For its fourth quarter, earnings per share were $0.24, a penny shy of the consensus number and ahead of the year-ago number by $0.03. Sales were up in the quarter 15% to $7.2 billion. Net income improved 14.2%.

The issue with Walgreens can be boiled down to a single word: competition. And we're not talking about rival drugstore chain CVS(NYSE: CVS). Walgreens is discovering that it must compete with supermarkets with drugstores, and giants such as Wal-Mart(NYSE: WMT) that, with its string of Super Wal-Marts, can give consumers everything they want in one stop. It's not all about convenience, either. Wal-Mart can compete easily with it on price, too.

To counter, it has spent the last year heavily promoting its so-called front-end items. They're the snacks, makeup, and other goodies it hopes customers will grab when they buzz in to get a prescription filled. Its front-end merchandise accounts for 40% of its sales, but the key is that they're much higher-margin sales than are prescriptions.

Same-store front-end sales for the year only grew an anemic 1.7%, though, in contrast to 16.3% comps growth in prescriptions. Can we get an iron pill over here? Walgreens is obviously having a difficult time convincing customers to shop for anything other than prescriptions in its stores.

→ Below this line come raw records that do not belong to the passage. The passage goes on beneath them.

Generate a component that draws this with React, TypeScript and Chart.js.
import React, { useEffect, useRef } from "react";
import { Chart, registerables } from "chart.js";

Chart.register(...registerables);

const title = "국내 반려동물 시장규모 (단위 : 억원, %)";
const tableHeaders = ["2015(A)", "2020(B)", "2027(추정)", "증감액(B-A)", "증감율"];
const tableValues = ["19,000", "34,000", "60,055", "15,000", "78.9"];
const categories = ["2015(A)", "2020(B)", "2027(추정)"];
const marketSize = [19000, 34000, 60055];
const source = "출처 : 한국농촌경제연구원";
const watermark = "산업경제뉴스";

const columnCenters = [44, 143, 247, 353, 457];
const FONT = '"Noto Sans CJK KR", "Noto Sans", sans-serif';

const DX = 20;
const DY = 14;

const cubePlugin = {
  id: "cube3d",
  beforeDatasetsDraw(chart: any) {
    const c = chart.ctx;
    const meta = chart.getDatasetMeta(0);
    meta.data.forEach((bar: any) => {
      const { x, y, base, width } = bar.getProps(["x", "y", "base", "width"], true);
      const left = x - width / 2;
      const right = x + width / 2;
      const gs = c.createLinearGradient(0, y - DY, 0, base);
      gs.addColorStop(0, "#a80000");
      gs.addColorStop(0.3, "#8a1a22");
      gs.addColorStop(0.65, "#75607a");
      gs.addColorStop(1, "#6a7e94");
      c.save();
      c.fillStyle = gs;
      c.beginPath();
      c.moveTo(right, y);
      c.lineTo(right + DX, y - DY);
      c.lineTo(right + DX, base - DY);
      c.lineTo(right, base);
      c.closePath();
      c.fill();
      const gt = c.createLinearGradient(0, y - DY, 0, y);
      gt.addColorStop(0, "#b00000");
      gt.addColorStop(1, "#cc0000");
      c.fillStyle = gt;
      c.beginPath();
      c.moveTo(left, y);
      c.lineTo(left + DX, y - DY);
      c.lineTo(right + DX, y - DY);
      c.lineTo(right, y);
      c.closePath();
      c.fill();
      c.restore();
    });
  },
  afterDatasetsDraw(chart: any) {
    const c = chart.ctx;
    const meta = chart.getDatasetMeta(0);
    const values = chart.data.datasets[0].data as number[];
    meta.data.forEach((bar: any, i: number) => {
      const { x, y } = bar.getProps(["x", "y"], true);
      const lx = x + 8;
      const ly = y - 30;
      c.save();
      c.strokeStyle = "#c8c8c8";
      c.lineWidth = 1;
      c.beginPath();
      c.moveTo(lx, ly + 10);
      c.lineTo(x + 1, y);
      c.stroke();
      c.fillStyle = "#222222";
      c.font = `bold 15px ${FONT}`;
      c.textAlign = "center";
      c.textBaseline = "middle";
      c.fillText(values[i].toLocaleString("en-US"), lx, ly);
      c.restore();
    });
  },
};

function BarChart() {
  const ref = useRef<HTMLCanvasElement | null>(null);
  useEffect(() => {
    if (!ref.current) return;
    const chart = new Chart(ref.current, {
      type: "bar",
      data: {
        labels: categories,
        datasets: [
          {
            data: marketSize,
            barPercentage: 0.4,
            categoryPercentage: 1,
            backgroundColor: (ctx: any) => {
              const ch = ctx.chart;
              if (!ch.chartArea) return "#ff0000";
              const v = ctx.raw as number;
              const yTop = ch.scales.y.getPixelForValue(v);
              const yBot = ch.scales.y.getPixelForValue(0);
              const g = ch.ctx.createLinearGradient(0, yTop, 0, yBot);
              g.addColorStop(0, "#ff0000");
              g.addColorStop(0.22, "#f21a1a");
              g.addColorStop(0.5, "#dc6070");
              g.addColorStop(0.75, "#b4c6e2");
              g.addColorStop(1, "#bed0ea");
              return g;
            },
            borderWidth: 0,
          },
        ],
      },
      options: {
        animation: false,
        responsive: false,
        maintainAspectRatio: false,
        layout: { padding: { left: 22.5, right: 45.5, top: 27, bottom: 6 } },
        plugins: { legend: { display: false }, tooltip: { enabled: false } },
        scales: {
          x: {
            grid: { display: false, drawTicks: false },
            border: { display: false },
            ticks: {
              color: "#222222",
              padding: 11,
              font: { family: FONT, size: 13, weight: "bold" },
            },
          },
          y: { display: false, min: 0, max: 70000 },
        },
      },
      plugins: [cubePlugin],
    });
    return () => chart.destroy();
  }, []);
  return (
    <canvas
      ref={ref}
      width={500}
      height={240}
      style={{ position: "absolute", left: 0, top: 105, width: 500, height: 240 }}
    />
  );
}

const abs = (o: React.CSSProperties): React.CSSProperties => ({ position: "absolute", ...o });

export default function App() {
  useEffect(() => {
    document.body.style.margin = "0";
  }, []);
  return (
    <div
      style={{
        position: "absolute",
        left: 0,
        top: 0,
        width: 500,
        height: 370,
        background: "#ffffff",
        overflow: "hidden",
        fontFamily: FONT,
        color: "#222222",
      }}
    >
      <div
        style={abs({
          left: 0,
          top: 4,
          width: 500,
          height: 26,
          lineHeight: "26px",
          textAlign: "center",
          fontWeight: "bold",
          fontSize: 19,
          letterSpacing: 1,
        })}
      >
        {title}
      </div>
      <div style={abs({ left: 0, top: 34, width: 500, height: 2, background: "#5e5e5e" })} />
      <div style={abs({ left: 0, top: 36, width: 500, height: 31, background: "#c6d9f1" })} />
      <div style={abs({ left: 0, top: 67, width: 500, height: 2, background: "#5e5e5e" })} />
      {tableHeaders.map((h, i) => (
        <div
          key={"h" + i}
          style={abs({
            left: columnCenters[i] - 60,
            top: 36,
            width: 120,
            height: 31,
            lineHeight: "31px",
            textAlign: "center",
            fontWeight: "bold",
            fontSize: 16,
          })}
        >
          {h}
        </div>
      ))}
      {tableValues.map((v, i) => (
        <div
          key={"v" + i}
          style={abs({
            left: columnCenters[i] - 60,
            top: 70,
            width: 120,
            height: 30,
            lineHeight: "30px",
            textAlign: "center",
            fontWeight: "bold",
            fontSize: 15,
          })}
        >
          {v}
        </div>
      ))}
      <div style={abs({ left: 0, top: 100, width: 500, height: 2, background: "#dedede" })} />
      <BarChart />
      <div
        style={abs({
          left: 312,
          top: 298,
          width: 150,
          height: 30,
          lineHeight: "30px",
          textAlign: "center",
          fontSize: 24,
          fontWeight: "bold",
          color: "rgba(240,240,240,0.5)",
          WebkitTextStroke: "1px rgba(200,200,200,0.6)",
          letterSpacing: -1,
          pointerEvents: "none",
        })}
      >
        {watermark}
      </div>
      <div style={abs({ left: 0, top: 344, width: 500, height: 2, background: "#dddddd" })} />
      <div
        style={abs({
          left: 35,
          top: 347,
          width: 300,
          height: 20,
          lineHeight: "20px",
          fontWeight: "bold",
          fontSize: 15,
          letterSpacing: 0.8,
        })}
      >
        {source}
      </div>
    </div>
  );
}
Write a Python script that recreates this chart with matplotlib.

It is also trying to bolster its competitive edge by opening lots of new stores. Many of the new, convenient locations operate 24 hours a day. The company has no debt and is financing its expansion through cash from operations, so that's a plus.

It's not going to get any easier for Walgreens to compete against one-stop shops and grocery stores, though. Given the choice, wouldn't you rather stop once than multiple times? It has to figure out a way to make sure customers feel stopping in its stores is not an added pain but a bonus.

But, hey, the company did manage to increase its sales for the year by 16.5%, no small feat in the current retail environment. Can they keep it up? With a stock priced at roughly double its earnings growth, uncertain investors should applaud from the sidelines.